# [COLLECTED DATA]
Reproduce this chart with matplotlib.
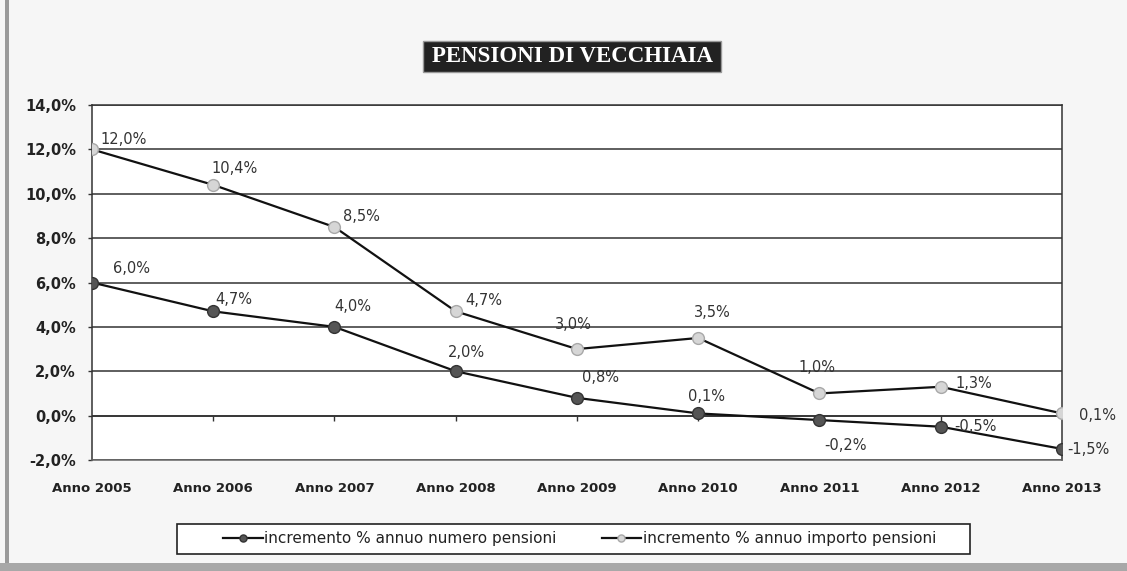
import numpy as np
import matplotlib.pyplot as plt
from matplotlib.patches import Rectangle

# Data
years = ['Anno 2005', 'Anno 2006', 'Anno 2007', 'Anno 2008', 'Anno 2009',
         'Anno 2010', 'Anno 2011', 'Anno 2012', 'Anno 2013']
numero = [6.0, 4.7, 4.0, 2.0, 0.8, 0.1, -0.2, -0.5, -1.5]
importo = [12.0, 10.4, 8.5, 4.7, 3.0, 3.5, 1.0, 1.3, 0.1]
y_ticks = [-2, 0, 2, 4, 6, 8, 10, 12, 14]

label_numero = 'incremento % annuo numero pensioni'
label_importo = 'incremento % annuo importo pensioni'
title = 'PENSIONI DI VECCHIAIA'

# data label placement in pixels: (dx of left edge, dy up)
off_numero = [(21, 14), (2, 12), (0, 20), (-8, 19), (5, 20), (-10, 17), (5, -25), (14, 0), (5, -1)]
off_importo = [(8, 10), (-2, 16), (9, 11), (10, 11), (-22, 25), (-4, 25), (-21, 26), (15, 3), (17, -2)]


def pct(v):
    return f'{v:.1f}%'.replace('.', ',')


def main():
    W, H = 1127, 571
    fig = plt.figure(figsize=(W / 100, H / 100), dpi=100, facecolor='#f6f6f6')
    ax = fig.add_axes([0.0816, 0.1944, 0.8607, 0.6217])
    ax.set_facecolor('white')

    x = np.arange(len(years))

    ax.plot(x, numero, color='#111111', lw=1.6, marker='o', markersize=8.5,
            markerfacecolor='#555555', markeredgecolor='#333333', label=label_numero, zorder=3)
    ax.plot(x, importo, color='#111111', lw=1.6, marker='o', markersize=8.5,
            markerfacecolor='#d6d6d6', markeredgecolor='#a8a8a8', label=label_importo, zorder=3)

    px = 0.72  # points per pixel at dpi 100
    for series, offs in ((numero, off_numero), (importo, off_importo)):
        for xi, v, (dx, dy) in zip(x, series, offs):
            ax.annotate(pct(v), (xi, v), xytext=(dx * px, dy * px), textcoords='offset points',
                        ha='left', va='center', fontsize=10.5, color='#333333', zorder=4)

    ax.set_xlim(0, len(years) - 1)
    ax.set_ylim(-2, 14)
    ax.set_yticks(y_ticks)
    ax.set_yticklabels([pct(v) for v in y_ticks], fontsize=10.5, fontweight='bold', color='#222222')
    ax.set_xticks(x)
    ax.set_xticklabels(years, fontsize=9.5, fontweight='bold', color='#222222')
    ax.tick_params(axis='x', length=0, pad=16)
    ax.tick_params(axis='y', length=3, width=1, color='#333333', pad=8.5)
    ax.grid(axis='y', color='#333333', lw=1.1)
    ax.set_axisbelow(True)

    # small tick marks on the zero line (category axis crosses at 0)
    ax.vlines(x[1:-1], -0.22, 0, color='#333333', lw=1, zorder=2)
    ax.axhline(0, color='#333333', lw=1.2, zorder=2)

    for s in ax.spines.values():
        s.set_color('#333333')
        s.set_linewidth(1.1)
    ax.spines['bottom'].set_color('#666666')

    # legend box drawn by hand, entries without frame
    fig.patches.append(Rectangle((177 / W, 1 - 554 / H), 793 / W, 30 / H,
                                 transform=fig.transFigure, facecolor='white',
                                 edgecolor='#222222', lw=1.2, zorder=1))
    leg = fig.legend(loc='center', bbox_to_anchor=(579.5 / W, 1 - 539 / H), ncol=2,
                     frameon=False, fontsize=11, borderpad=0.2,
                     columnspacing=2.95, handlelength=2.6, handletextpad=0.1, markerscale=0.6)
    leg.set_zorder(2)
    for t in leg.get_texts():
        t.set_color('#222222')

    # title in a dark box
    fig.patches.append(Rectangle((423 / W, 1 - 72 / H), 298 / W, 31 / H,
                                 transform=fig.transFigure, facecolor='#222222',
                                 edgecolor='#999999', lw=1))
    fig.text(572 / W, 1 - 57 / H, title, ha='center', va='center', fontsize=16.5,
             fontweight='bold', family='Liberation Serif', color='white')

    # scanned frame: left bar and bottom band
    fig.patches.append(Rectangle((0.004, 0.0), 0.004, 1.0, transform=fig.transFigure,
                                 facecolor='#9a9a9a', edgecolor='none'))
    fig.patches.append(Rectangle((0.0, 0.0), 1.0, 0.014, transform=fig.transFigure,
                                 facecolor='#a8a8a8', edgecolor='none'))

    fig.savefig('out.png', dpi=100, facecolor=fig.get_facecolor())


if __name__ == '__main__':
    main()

# [TO BE DONE]
Write out nothing but the lines from the start of the data through the line with "from matplotlib.patches import Rectangle". Leave out the pictures.

# [SOLUTION FOR THIS EXERCISE]
Reproduce this chart with matplotlib.
import numpy as np
import matplotlib.pyplot as plt
from matplotlib.patches import Rectangle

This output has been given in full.